A stuttering start to the European Championships by Ireland has been transformed into what could be one of Ireland’s greatest medal hauls ever.
Four Irish boxers continued their rip through the draw in Minsk, Belarus, yesterday, with Olympic silver medallist John Joe Nevin, Olympic bronze medallists Paddy Barnes and Michael Conlan, and Donegal middleweight Jason Quigley all through to the semi-finals tomorrow and assured of bronze medals.
It has been a week of swaying fortunes for the Irish team and as the boxers go into a rest day today following the early departure of their two reigning European champions, Joe Ward (injury) and Ray Moylette (beaten), the quartet look in at tomorrow’s last four with hopes of upgrading to at least silver.
In that respect the bullish Paddy Barnes was typically curt in his expectations for this week.
“He was fighting very negatively. It may have looked a bad fight because of the way he was boxing. I was more the aggressor,” said the Belfast lightflyweight of Hungarian opponent Istvan Ungvari. “I’m here to win it. I don’t care about the bronze. It’s gold or nothing for me. I’ve been here before. Anything but gold is failure.”
Of the four, it was Belfast’s Conlan, who was in the last Irish bout of the day, rose to meet the challenge of the Belarus hopeful Siarhei Loban.
Ireland head coach Billy Walsh has sometimes wryly observed that the most effective way to beat a home fighter in a city like Minsk is not to let the bout go the whole way and be decided by the referees.
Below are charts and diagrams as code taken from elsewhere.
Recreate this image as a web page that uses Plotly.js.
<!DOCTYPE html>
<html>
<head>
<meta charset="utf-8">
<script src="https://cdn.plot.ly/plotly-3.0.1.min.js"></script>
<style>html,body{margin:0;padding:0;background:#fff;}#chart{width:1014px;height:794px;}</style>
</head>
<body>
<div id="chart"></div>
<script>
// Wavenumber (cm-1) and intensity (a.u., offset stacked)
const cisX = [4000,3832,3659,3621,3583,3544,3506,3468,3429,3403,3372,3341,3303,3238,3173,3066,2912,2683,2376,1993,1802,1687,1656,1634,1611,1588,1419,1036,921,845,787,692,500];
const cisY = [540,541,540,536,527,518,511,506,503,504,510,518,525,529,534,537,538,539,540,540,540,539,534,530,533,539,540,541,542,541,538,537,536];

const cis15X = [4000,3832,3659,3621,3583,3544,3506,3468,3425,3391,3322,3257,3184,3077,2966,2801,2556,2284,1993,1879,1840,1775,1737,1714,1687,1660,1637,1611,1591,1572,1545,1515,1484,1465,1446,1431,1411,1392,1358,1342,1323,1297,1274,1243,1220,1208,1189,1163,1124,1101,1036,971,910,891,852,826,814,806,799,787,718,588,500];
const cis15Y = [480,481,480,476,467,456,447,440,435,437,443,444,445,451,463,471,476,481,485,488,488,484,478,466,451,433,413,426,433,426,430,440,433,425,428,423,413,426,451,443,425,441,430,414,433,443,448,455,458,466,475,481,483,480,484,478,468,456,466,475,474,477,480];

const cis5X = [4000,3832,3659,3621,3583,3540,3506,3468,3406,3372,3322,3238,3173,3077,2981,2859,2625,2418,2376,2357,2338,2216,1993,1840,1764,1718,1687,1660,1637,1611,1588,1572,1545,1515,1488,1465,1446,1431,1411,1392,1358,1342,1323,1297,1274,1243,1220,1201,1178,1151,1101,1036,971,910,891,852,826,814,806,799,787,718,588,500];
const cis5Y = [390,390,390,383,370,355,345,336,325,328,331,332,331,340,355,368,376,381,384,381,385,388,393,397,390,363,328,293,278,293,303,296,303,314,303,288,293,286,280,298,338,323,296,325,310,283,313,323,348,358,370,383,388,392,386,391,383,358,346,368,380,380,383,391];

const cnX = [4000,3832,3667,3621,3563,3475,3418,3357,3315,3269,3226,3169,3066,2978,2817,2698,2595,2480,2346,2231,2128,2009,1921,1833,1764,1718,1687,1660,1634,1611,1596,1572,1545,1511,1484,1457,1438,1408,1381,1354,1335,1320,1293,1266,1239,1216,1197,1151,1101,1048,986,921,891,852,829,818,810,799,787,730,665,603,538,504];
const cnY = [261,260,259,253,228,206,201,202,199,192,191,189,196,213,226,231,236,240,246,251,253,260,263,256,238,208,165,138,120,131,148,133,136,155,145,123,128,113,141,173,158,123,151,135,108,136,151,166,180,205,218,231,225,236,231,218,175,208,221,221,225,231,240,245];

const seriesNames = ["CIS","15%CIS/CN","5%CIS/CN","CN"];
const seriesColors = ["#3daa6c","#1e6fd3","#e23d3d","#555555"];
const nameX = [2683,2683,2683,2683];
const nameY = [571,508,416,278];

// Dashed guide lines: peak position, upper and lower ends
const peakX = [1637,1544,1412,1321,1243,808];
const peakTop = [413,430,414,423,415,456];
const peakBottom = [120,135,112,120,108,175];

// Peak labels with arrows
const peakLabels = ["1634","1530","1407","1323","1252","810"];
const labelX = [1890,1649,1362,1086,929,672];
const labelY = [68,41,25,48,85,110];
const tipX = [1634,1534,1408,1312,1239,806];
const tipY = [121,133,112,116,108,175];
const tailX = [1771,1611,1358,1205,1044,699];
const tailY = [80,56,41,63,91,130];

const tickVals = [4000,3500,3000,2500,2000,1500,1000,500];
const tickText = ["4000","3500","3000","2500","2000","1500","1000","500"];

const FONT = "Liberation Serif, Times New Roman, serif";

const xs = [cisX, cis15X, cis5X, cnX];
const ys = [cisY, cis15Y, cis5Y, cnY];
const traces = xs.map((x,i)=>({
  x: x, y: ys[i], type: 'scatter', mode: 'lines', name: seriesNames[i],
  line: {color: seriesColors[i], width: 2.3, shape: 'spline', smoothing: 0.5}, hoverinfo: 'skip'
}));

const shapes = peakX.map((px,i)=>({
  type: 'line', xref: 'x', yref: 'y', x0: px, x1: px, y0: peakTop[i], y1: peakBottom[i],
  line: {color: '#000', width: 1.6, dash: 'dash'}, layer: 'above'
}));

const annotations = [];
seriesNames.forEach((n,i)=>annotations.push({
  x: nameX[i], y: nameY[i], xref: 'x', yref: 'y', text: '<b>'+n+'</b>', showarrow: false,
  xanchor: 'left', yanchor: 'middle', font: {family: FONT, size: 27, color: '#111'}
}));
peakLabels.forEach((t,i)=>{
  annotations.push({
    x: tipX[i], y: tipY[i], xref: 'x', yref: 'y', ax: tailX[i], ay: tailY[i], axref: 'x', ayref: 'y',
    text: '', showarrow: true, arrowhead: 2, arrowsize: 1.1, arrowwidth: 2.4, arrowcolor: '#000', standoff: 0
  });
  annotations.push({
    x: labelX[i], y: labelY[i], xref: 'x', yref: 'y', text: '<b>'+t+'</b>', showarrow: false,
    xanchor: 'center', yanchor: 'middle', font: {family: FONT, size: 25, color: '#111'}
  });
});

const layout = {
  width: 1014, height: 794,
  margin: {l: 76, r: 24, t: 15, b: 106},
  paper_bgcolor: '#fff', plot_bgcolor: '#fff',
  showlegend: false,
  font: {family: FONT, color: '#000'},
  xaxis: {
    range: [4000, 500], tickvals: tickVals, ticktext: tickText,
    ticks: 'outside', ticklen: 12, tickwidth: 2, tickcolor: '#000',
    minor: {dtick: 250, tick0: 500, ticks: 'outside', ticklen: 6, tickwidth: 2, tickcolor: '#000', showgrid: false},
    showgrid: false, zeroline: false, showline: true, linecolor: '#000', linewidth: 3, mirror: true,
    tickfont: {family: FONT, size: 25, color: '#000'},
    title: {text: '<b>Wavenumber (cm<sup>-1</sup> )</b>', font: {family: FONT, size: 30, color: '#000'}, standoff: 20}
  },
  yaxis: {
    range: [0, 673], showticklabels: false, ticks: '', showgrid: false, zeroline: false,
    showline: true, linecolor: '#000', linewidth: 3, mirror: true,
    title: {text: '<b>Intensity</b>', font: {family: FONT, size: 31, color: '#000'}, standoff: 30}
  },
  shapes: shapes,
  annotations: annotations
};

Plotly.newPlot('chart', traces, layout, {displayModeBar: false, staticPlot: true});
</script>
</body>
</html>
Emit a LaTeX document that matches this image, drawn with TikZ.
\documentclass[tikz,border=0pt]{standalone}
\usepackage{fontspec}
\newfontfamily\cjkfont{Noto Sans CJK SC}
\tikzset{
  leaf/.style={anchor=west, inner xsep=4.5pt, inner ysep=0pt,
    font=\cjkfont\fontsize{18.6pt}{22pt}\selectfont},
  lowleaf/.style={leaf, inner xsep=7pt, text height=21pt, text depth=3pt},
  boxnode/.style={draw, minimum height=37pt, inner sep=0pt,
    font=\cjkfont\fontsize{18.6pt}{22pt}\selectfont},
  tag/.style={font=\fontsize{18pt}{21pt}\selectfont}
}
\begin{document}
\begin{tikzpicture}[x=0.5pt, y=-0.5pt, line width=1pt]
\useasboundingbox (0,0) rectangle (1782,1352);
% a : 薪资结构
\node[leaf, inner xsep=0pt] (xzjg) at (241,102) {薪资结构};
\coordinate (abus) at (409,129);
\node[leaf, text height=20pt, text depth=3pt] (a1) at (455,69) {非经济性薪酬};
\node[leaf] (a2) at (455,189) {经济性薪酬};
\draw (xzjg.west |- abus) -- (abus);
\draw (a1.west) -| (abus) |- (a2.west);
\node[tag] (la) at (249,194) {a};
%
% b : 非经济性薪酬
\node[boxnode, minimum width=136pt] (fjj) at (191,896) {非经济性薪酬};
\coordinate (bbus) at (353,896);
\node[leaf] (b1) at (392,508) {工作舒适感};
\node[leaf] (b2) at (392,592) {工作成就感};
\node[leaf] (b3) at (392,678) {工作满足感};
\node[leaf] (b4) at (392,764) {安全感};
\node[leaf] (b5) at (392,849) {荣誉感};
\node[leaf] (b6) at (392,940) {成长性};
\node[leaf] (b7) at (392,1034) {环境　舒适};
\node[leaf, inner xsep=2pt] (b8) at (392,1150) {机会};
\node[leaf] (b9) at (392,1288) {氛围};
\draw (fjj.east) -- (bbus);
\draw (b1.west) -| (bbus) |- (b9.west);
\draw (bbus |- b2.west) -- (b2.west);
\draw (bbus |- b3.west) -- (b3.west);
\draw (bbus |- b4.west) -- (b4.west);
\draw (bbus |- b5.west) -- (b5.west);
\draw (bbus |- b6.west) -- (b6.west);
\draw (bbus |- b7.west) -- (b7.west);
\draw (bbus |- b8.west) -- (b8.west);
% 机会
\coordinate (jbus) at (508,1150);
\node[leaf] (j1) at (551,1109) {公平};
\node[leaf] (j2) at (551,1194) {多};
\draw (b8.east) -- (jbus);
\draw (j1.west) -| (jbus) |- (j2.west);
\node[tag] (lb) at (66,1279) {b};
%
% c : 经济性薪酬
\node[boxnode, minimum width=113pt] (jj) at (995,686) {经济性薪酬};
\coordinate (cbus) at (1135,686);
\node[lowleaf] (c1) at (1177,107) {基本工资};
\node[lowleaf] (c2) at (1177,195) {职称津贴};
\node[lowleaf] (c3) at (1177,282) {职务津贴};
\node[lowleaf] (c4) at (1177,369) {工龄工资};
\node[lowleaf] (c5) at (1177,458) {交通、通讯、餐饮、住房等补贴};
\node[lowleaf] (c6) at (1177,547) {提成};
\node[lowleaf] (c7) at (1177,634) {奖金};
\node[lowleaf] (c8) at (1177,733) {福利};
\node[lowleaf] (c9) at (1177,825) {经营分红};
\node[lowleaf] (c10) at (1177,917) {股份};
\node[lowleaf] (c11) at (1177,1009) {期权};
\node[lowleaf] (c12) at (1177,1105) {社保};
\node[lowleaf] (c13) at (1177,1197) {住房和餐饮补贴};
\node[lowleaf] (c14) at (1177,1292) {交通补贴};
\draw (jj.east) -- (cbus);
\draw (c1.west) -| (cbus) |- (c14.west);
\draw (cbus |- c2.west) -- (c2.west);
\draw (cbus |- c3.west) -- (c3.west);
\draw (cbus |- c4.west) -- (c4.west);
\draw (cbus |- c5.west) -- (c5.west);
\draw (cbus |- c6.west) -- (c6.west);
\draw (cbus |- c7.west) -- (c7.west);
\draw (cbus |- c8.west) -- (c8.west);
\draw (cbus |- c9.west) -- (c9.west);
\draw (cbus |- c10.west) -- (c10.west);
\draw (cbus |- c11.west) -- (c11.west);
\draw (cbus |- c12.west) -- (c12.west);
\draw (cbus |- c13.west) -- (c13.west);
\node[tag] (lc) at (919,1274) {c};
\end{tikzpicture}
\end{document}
Stylishly able, that’s exactly what Conlan did when he stopped Loban in the second round with a TKO.
Kenneth Egan, in Minsk with the Irish team, observed that Conlan is “the real deal”. And so he is.
But it was a team day, one that leaves Ireland and Walsh mulling over their rest day and in the position of looking towards four bouts that could realistically return more than a couple of silver and gold European medals.
Feel comfortable
Once more, it's a place where all four boxers will feel comfortable, despite the relative inexperience of Quigley.
Bantamweight Nevin, who is 23 years old tomorrow also outclassed Hungarian bantamweight Krisztian Nagy, with a unanimous (30-24, 30-27, 30-25) decision, ensuring that like lightweight Olympic champion, Katie Taylor, he has now won medals at all the boxing majors – the Olympic Games, World, European and EU Championships
“It enjoyed it. This is my third European Championships. I didn’t medal at two of them. I was robbed at one and didn’t perform at another,” said Nevin. “You have to take it every step as it comes. One step at a time. It doesn’t matter if it’s an Olympic final. It’s the same ring you’re in. Forget about everything else. It’s just another fight and I treated it that way.
“I’m not here for a holiday. It will be the sweat suit tonight, taking down the weight and don’t think about the next opponent until the day comes.”
The most romantic run of the four came from Quigley, who made it three wins in a row with a unanimous decision over Stefan Haertel.
In a circular relationship, it was the German boxer, who beat Irish Olympic captain Darren O’Neill at London 2012, O’Neill’s nemesis now putting Haertel to the sword.
Quigley, a European Youth and European under-23 champion, is used to winning championships but not at this level and now the Finn Valley boxer faces into the most difficult of his young career. Next up he meets AIBA world champion and the number one seed at the championships, Ievgen Khytrov of the Ukraine.
"I can't describe it at the minute," said Quigley. "It's the best achievement I have to date. I started from a young age, me and my father training in the kitchen. I owe it all back to my family. It's about who wants it the most, and I know when I get into that ring that no one wants it more than me. I think that's what won me the fight today."
Tournament medals
Barnes, now a two-time European medallist, is accumulating top tournament medals in almost as great a number as Nevin. Having previously won gold in Moscow in 2010, he adds at least another European medal to two Olympic bronze medals and Commonwealth gold from New Delhi in 2010.
The result was to Barnes liking but not the way the scoring fell, with a split-decision deciding his win over Ungvari.
Two of the judges scored it 29-28, 29-28 in favour of the man from Belfast’s Ardoyne but the Argentinian judge marked it 30-27 for Ungarvi.
Barnes’s Belfast team-mate, Tommy McCarthy bowed out of the tournament after dropping a unanimous decision to Azeri heavyweight Teymur Mammadou, the 2011 European and World gold and silver medallist.